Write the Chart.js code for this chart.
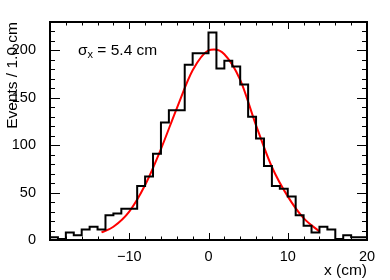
--
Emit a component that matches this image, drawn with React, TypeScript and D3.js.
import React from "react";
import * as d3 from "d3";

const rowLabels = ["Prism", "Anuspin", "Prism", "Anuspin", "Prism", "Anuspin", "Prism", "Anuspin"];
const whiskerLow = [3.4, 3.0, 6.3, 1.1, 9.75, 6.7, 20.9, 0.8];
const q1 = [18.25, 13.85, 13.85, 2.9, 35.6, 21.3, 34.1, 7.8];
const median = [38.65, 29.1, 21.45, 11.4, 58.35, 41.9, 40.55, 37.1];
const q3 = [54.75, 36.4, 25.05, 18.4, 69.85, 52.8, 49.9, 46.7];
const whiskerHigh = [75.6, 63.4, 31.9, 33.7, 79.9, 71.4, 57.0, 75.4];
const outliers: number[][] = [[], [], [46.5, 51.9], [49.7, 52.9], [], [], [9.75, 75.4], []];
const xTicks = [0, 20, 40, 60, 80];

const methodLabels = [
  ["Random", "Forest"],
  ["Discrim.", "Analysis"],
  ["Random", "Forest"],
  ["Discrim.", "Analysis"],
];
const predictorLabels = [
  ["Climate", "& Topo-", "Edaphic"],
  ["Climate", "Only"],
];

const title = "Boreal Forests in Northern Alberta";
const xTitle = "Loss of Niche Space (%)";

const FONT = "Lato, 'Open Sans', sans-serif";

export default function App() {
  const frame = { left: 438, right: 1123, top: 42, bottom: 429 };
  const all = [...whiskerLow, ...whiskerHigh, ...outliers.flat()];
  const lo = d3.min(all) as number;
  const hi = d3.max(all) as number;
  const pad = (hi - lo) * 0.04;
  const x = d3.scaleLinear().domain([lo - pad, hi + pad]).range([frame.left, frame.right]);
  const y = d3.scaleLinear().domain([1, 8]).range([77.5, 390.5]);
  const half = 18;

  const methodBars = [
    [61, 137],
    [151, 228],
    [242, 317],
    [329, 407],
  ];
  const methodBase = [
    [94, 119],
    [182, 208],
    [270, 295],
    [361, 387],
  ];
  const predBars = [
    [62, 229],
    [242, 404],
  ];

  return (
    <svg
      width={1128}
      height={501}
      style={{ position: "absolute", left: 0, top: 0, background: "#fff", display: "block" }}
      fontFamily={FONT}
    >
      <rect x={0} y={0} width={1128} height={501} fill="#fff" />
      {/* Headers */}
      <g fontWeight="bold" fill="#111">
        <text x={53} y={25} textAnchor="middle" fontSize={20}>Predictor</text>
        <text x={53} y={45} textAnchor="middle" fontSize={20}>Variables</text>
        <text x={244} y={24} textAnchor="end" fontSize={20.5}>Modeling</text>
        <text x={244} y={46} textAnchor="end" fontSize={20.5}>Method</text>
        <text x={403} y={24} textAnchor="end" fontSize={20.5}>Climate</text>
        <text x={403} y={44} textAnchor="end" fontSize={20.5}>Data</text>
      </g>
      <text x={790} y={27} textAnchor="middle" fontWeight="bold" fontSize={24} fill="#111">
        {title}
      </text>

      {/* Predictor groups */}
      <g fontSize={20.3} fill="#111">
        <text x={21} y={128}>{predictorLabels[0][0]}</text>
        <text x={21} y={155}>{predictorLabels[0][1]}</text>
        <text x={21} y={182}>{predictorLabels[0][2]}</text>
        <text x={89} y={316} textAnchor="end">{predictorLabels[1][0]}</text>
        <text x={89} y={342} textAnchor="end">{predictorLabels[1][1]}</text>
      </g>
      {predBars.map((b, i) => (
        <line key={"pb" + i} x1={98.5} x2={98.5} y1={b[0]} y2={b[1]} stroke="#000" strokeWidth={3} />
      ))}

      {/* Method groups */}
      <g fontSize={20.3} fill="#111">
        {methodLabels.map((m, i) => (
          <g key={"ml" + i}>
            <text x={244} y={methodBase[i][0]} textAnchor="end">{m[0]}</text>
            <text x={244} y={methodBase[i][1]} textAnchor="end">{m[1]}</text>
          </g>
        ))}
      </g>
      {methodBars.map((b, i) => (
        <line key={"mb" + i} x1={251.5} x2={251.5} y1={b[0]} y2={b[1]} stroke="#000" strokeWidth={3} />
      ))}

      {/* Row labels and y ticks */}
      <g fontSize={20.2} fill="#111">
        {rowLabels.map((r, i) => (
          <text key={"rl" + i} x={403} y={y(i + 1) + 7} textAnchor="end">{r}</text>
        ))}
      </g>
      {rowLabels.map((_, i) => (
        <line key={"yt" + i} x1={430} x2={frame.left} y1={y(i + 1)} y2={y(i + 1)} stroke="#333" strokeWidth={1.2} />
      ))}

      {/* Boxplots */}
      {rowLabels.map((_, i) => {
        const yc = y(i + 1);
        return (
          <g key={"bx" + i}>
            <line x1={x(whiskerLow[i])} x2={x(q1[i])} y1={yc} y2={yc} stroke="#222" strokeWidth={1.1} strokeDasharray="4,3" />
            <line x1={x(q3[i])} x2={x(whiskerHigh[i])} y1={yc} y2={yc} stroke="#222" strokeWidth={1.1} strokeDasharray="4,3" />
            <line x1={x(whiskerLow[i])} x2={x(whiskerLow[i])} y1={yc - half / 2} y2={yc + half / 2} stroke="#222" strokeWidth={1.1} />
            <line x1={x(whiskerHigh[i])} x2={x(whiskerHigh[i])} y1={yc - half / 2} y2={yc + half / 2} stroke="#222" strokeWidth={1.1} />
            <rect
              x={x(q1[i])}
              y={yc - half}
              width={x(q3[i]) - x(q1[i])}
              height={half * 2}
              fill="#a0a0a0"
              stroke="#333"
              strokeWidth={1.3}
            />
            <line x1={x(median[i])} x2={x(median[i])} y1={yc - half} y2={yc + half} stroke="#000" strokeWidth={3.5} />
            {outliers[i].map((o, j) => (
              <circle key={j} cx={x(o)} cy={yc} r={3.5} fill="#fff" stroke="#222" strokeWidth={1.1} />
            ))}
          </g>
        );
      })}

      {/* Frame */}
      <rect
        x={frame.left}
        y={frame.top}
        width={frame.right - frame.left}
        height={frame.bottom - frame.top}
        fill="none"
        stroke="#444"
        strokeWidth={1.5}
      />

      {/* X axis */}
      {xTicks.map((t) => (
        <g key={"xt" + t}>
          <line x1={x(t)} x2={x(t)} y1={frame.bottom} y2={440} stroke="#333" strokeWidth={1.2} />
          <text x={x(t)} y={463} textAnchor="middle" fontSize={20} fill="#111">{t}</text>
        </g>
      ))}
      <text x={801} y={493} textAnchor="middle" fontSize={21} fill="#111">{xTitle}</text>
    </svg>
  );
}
==
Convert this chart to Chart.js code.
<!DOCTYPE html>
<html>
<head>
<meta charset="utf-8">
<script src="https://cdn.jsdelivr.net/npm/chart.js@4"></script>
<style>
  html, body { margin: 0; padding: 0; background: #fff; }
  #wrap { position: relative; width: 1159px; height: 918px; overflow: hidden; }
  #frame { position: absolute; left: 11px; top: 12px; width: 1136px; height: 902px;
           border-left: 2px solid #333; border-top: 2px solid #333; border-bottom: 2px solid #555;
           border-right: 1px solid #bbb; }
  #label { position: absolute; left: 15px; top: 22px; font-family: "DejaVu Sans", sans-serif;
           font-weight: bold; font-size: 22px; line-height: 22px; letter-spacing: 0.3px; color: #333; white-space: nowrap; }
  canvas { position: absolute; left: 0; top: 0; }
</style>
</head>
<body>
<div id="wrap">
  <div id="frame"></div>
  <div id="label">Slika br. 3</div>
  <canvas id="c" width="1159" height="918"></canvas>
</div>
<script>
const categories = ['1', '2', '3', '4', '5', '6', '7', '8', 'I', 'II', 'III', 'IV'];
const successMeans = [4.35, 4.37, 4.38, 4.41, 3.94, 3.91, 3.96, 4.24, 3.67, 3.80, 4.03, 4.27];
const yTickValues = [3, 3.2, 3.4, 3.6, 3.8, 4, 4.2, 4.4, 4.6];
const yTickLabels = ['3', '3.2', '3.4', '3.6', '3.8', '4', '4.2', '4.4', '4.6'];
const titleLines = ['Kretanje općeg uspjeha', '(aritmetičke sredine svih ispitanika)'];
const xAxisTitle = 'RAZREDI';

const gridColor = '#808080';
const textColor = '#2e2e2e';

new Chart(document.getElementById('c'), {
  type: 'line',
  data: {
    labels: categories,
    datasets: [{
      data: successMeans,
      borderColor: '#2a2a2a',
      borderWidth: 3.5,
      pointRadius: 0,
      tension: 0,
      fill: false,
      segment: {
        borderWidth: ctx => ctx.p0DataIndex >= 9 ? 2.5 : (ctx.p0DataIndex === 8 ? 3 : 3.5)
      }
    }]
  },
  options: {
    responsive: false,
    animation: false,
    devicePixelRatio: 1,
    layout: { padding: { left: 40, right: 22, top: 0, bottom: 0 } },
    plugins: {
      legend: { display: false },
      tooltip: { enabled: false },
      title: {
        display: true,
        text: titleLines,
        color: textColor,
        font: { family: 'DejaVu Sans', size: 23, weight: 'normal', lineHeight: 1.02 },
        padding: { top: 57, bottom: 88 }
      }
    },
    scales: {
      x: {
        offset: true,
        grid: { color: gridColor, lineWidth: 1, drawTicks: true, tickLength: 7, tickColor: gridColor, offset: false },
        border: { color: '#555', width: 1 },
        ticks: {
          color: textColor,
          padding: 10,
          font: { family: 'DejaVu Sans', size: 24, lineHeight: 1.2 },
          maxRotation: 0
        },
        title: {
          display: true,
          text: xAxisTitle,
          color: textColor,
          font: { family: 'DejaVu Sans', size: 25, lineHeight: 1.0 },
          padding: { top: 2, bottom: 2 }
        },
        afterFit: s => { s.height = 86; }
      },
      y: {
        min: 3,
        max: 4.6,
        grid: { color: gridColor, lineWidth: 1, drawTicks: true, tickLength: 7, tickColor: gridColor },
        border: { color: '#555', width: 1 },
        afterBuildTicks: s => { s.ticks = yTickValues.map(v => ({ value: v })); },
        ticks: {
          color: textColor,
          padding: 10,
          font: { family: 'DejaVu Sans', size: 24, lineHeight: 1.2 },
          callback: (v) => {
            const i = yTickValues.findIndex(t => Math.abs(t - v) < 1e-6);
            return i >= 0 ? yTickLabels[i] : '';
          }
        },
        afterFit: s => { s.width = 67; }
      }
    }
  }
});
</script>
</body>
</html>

→ **What you are asked to do**
In the listing above, locate the line containing "Emit a component" and the line containing "import * as". Transcribe those two lines and everything between them, exactly as written.

→ **Task output**
Emit a component that matches this image, drawn with React, TypeScript and D3.js.
import React from "react";
import * as d3 from "d3";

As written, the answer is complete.